在“双碳”目标背景下,高海拔地区低碳能源系统的建设备受关注。为推动多微网系统的能源消纳与低碳经济运行,文章提出了一种在电价不确定性条件下的多微网协同调度方法。针对高海拔地区的电力和氧气需求,构建了基于电转气-碳捕集系统(power to gas-carbon capture system, P2G-CCS)和电转氢-变压吸附(power to hydrogen-variable pressure swing adsorption, P2H-VPSA)联合供氧系统的热电联产模式,并结合阶梯式碳交易机制,提出多能微网群的低碳运行模型。采用鲁棒优化策略应对电价波动带来的不确定性,降低系统运营风险。在电力市场领导模式下,引入系统运营商对微网间的功率交互进行集中调度,实现资源的整体优化分配。通过交替方向乘子法(alternating direction method of multipliers, ADMM)迭代求解优化微网交易量,确保供需平衡。算例结果表明,该方法有效降低了各微网的运行成本和整体能源成本,展现了其在弱配网环境下的广阔应用前景。
英文摘要:
Under the "dual carbon" goals, the construction of low-carbon energy system in high-altitude regions has become a focus. To promote energy consumption and low-carbon economic operation of multi-microgrid system, this paper proposes a coordinated scheduling method for multi-microgrid under electricity price uncertainty. Aiming at the electricity and oxygen demands in high-altitude regions, a combined heat and power (CHP) model is developed based on the joint oxygen supply system of power to gas-carbon capture system (P2G-CCS) and power to hydrogen- vacuum pressure swing adsorption (P2H-VPSA). Combined with the leveraging tiered carbon trading mechanism, a low-carbon operation model for multi-energy microgrid is proposed. A robust optimization strategy addresses electricity price fluctuations to reduce system operation risks. Under the leadership mode of the electricity market, centralized dispatching by a system operator optimizes resource allocation.
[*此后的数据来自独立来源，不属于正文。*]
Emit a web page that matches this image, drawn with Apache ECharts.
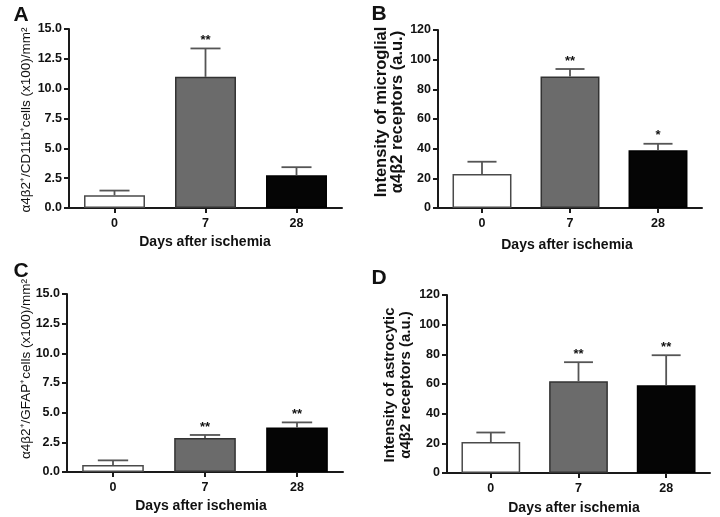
<!DOCTYPE html>
<html>
<head>
<meta charset="utf-8">
<script src="https://cdn.jsdelivr.net/npm/echarts@6/dist/echarts.min.js"></script>
<style>
html,body{margin:0;padding:0;background:#fff;}
#c{width:720px;height:517px;}
</style>
</head>
<body>
<div id="c"></div>
<script>
// ---- data ----
const categories = ['0', '7', '28'];
const meanA = [1.07, 10.99, 2.75];
const semA  = [0.39, 2.38, 0.67];
const sigA  = ['', '**', ''];
const meanB = [22.9, 88.6, 39.0];
const semB  = [8.3, 5.1, 4.3];
const sigB  = ['', '**', '*'];
const meanC = [0.59, 2.86, 3.76];
const semC  = [0.39, 0.26, 0.42];
const sigC  = ['', '**', '**'];
const meanD = [20.9, 61.9, 59.2];
const semD  = [6.4, 12.8, 20.2];
const sigD  = ['', '**', '**'];
const yMaxCells = 15, yStepCells = 2.5;
const yMaxInt = 120, yStepInt = 20;
const panelLetters = ['A', 'B', 'C', 'D'];
const xTitle = 'Days after ischemia';
const yTitleA = 'α4β2⁺/CD11b⁺cells (x100)/mm²';
const yTitleB = 'Intensity of microglial\nα4β2 receptors (a.u.)';
const yTitleC = 'α4β2⁺/GFAP⁺cells (x100)/mm²';
const yTitleD = 'Intensity of astrocytic\nα4β2 receptors (a.u.)';

// ---- styles ----
const FONT = '"Liberation Sans", Arial, sans-serif';
const AX = '#1a1a1a';
const barStyles = [
  {color: '#ffffff', borderColor: '#4a4a4a', borderWidth: 1.5},
  {color: '#6b6b6b', borderColor: '#333333', borderWidth: 1.5},
  {color: '#050505', borderColor: '#000000', borderWidth: 1.5}
];
const grids = [
  {left: 69, top: 29, width: 273, height: 179},
  {left: 438, top: 30, width: 264, height: 178},
  {left: 67, top: 294, width: 276, height: 178},
  {left: 447, top: 295, width: 263, height: 178}
];

function xAxisFor(i) {
  return {
    type: 'category', gridIndex: i, data: categories,
    axisLine: {show: true, lineStyle: {color: AX, width: 2}},
    axisTick: {show: true, alignWithLabel: true, length: 5, lineStyle: {color: AX, width: 2}},
    axisLabel: {margin: 9, color: '#111', fontFamily: FONT, fontWeight: 'bold', fontSize: 12.5},
    splitLine: {show: false}
  };
}
function yAxisFor(i, max, step, dec) {
  return {
    type: 'value', gridIndex: i, min: 0, max: max, interval: step,
    axisLine: {show: true, lineStyle: {color: AX, width: 2}},
    axisTick: {show: true, length: 5, lineStyle: {color: AX, width: 2}},
    axisLabel: {margin: 7, color: '#111', fontFamily: FONT, fontWeight: 'bold', fontSize: 12.5,
      formatter: v => v.toFixed(dec)},
    splitLine: {show: false}
  };
}
function barSeries(i, mean) {
  return {
    type: 'bar', xAxisIndex: i, yAxisIndex: i, barWidth: '67%',
    data: mean.map((v, k) => ({value: v, itemStyle: barStyles[k]})),
    z: 2
  };
}
function errSeries(i, mean, sem, sig) {
  return {
    type: 'custom', xAxisIndex: i, yAxisIndex: i, z: 3,
    data: mean.map((v, k) => [k, v, sem[k]]),
    encode: {x: 0, y: 1},
    renderItem: function (params, api) {
      const x = api.value(0), m = api.value(1), s = api.value(2);
      const p0 = api.coord([x, m]);
      const p1 = api.coord([x, m + s]);
      const hw = api.size([1, 0])[0] * 0.165;
      const ls = {stroke: '#555555', lineWidth: 1.8};
      const children = [
        {type: 'line', shape: {x1: p0[0], y1: p0[1], x2: p1[0], y2: p1[1]}, style: ls},
        {type: 'line', shape: {x1: p1[0] - hw, y1: p1[1], x2: p1[0] + hw, y2: p1[1]}, style: ls}
      ];
      const t = sig[params.dataIndex];
      if (t) {
        children.push({type: 'text', x: p1[0], y: p1[1] - 8,
          style: {text: t, font: 'bold 13px ' + FONT, fill: '#111', align: 'center', verticalAlign: 'middle'}});
      }
      return {type: 'group', children: children};
    }
  };
}
function txt(x, y, text, font, rot, lh) {
  const o = {type: 'text', x: x, y: y,
    style: {text: text, font: font, fill: '#111', align: 'center', verticalAlign: 'middle'}};
  if (rot) o.rotation = Math.PI / 2;
  if (lh) o.style.lineHeight = lh;
  return o;
}

const chart = echarts.init(document.getElementById('c'), null, {renderer: 'canvas'});
chart.setOption({
  animation: false,
  backgroundColor: '#ffffff',
  grid: grids,
  xAxis: [xAxisFor(0), xAxisFor(1), xAxisFor(2), xAxisFor(3)],
  yAxis: [
    yAxisFor(0, yMaxCells, yStepCells, 1),
    yAxisFor(1, yMaxInt, yStepInt, 0),
    yAxisFor(2, yMaxCells, yStepCells, 1),
    yAxisFor(3, yMaxInt, yStepInt, 0)
  ],
  series: [
    barSeries(0, meanA), errSeries(0, meanA, semA, sigA),
    barSeries(1, meanB), errSeries(1, meanB, semB, sigB),
    barSeries(2, meanC), errSeries(2, meanC, semC, sigC),
    barSeries(3, meanD), errSeries(3, meanD, semD, sigD)
  ],
  graphic: [
    txt(21, 15, panelLetters[0], 'bold 21px ' + FONT),
    txt(379, 14, panelLetters[1], 'bold 21px ' + FONT),
    txt(21, 271, panelLetters[2], 'bold 21px ' + FONT),
    txt(379, 278, panelLetters[3], 'bold 21px ' + FONT),
    txt(205, 242, xTitle, 'bold 14px ' + FONT),
    txt(567, 245, xTitle, 'bold 14px ' + FONT),
    txt(201, 506, xTitle, 'bold 14px ' + FONT),
    txt(574, 508, xTitle, 'bold 14px ' + FONT),
    txt(26, 120, yTitleA, '13.5px ' + FONT, true),
    txt(389, 112, yTitleB, 'bold 16.5px ' + FONT, true, 16),
    txt(26, 369, yTitleC, '13.5px ' + FONT, true),
    txt(398, 385, yTitleD, 'bold 15px ' + FONT, true, 16)
  ]
});
</script>
</body>
</html>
Using the alternating direction method of multipliers (ADMM) is used to iteratively solve and optimize microgrid transaction volumes to ensure supply-demand balance. The case study results show the proposed method reduces operational cost of micro-grid and overall energy costs, demonstrating its broad application prospects in weak distribution network environments.